I see what you are saying, there are many smart, if not brilliant people out there. Woz is able to "think different."

Unfortunately, Vint Cerf is not close to being a billionaire. Our economic system doesn't award brilliance, it doesn't award productivity, it awards the ability to convince other people to give them more money. I'm not saying that that's totally bad, just that the money chasers scare away some great minds.

Yeah, exactly. Dealing with social media as a divisive personality is exhaustive - either you completely shut it off and let some underpaid underdealing deal with it, or you will get horrendously burnt out by all the negativity.

I hope he will produce another master work, but either way, I wish him a very happy life with all the money he earned.

> If I ever accidentally make something that seems to gain traction, I’ll probably abandon it immediately.

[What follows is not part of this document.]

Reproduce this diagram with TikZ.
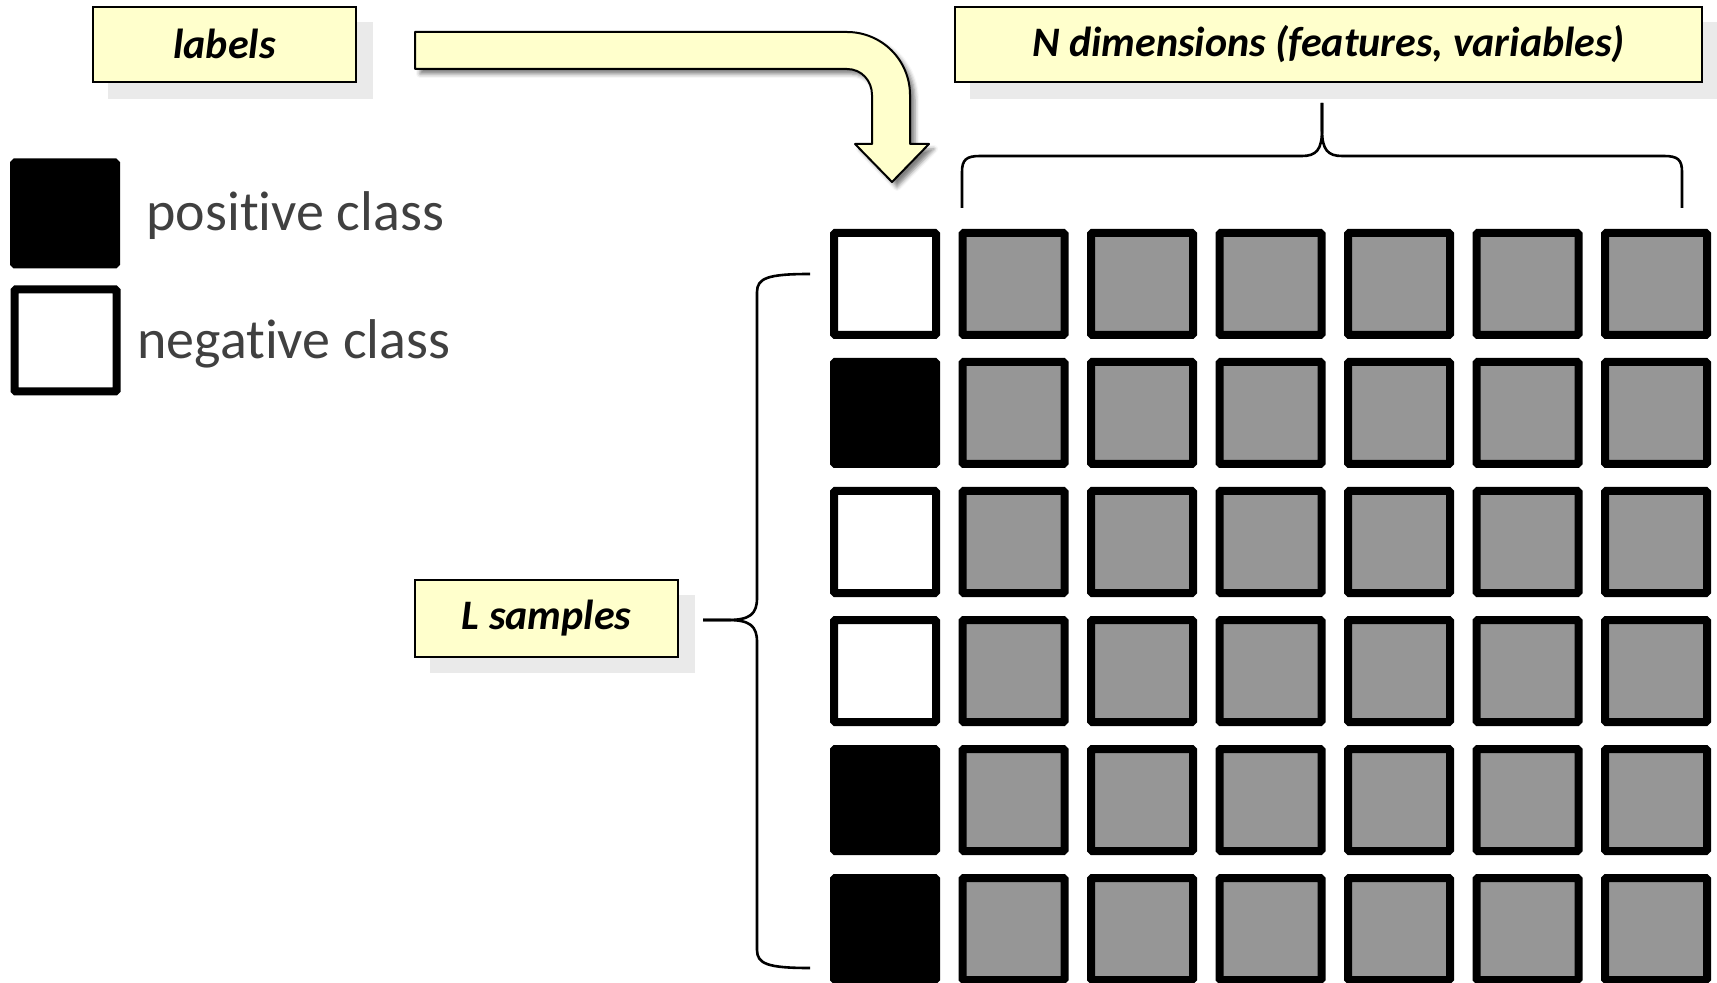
\documentclass[tikz,border=0pt]{standalone}
\usepackage{fontspec}
\setmainfont[Ligatures={NoCommon,NoContextual}]{Carlito}
\usetikzlibrary{shadows.blur}
\definecolor{boxyellow}{HTML}{FFFFCC}
\definecolor{shadowgray}{HTML}{EAEAEA}
\definecolor{featgray}{HTML}{969696}
\definecolor{legendtext}{HTML}{404040}
\begin{document}
\begin{tikzpicture}[x=0.5pt,y=-0.5pt,
  cell/.style={draw=black, line width=4pt, minimum size=51pt, inner sep=0pt, rounded corners=0.6pt},
  feat/.style={cell, fill=featgray},
  poscell/.style={cell, fill=black},
  negcell/.style={cell, fill=white},
  titlebox/.style={draw=black, line width=0.8pt, fill=boxyellow, inner sep=0pt, font=\fontsize{21}{25}\selectfont\bfseries\itshape},
  boxshadow/.style={fill=shadowgray, draw=none},
  legendlabel/.style={anchor=base west, inner sep=0pt, text=legendtext, font=\fontsize{28}{34}\selectfont},
  bracket/.style={draw=black, line width=1.3pt},
  bentarrow/.style={draw=black, line width=1pt, fill=boxyellow, line join=round,
    blur shadow={shadow xshift=2.5pt, shadow yshift=-2.5pt, shadow blur radius=2pt, shadow opacity=50}}
]
\useasboundingbox (0,0) rectangle (1717,983);
\clip (0,0) rectangle (1717,983);

% title boxes with flat shadows
\fill[boxshadow] (108,22) rectangle (373,99);
\node[titlebox, minimum width=131.5pt, minimum height=37.5pt] (labelsbox) at (224.5,44.5) {\raisebox{1pt}{labels}};
\fill[boxshadow] (970,22) rectangle (1730,99);
\node[titlebox, minimum width=373.5pt, minimum height=37.5pt] (dimbox) at (1328.5,44.5) {N dimensions (features, variables)};
\fill[boxshadow] (430,595) rectangle (695,673);
\node[titlebox, minimum width=131.5pt, minimum height=38.5pt] (samplesbox) at (546.5,618.5) {L samples};

% bent arrow
\path[bentarrow] (415,32) -- (847,32) .. controls (881.8,32) and (910,60.2) .. (910,95)
  -- (910,144) -- (929,144) -- (892,182) -- (855,144) -- (872,144) -- (872,95)
  .. controls (872,80.6) and (861.4,69) .. (847,69) -- (415,69) -- cycle;

% legend
\node[poscell] (legpos) at (65,213.5) {};
\node[negcell] (legneg) at (65.5,340.5) {};
\node[legendlabel] (postext) at (146,231) {positive class};
\node[legendlabel] (negtext) at (137,359) {negative class};

% grid
\foreach \j/\cls in {0/negcell,1/poscell,2/negcell,3/negcell,4/poscell,5/poscell} {
  \node[\cls] (lab-\j) at (885, 284+129*\j) {};
  \foreach \i in {1,...,6} {
    \node[feat] (f-\j-\i) at (885+128.5*\i, 284+129*\j) {};
  }
}

% top brace
\coordinate (nbleft) at (962,208);
\coordinate (nbtip) at (1322,103);
\coordinate (nbright) at (1682,208);
\draw[bracket] (nbleft) -- (962,172) .. controls (962,160) and (966,156) .. (980,156) -- (1302,156)
  .. controls (1316,156) and (1322,150) .. (1322,130) -- (nbtip);
\draw[bracket] (nbtip) -- (1322,130) .. controls (1322,150) and (1328,156) .. (1342,156) -- (1664,156)
  .. controls (1678,156) and (1682,160) .. (1682,172) -- (nbright);

% left brace
\coordinate (lbtop) at (810,274);
\coordinate (lbtip) at (703,620);
\coordinate (lbbot) at (810,968);
\draw[bracket] (lbtop) .. controls (768,274) and (757,278) .. (757,292) -- (757,598)
  .. controls (757,614) and (750,620) .. (728,620) -- (lbtip);
\draw[bracket] (lbtip) -- (728,620) .. controls (750,620) and (757,626) .. (757,642) -- (757,950)
  .. controls (757,964) and (768,968) .. (lbbot);
\end{tikzpicture}
\end{document}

This is the part of the post that bothers me, especially in the context of 0x10c which seemed to follow that exact track. Its his life obviously, I just wonder what awesome stuff won't be made because Minecraft made him wealthy enough that he didn't need to worry about being productive anymore.

I don't think "so wealthy he doesn't need to be productive" is what happened. Rather the horrific experience of having indie game fans obsess over him made him determined never to do anything that would draw their attention again.
If this analogy is so good, and I'm not doubting it, then is MSFT like adding Jobs to Minecraft? Will we see a small successful company become a dominant global technology/gaming company?